The God of Babel is a God of language. And language is a fire. Language is a ghost in the fire of Nebuchadnezzar’s image-furnace-self, but it retains its excess as the church begins to be written, as it begins to write itself:

And suddenly there came from heaven a sound like a mighty rushing wind, and it filled the entire house where they were sitting. And divided tongues as of fire appeared to them and rested on each one of them. And they were all filled with the Holy Spirit and began to speak in other tongues as the Spirit gave them utterance. Now there were dwelling in Jerusalem Jews, devout men from every nation under heaven. And at this sound the multitude came together, and they were bewildered, because each one was hearing them speak in his own language. And they were amazed and astonished, saying, “Are not all these who are speaking Galileans?” (Acts 2:2-7).
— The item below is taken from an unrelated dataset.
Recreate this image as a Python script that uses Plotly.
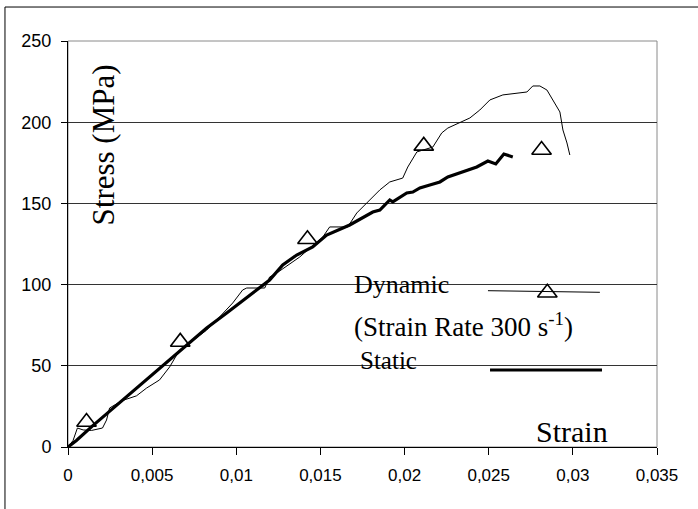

Hetero-glossia here rest on each apostle, as God descended upon the tower in Shine’ar: A single people, a single lip for all: that is what they begin to do! Come! Let us descend! Let us confound their lips, man will now be able to understand the lip of his neighbor. We observe an inverse movement in this renewed Babel act: whereas the former Babel foreclosed understanding by exploding language and imposing the impossibility of translation, the new Babel, in the recognition of lack, enables understanding by in-flaming language anew. The glossia, these tongues, are like fire, and these tongues are fire. The new Babel, this Babel-of-blessing as contrasted with the former Babel-of-cursing, produces its share of confusion, both in the Pentecostal audience and later within the church, prompting Paul in 1 Corinthians 12 to treat at length the subject of interpretation within the assembly (not translation, which remains, at bottom, an impossible imposition). Thus, the legacy of both Babels coexist: the need for interpretation is coextensive with the excess of language.

There is no grasping fire, not for the God who speaks it to craft the universe, whose signature explodes it into ever-differing supplement, whose breath invigorates rather than restrains its excess for the sake of understanding, who commands his prophets to “write therefore the things that you have seen” and whose Word, the coming King, promises: “I will write on him [who overcomes] the name of my God, and the name of the city of my God, the new Jerusalem, which comes down from my God out of heaven, and my own new name.”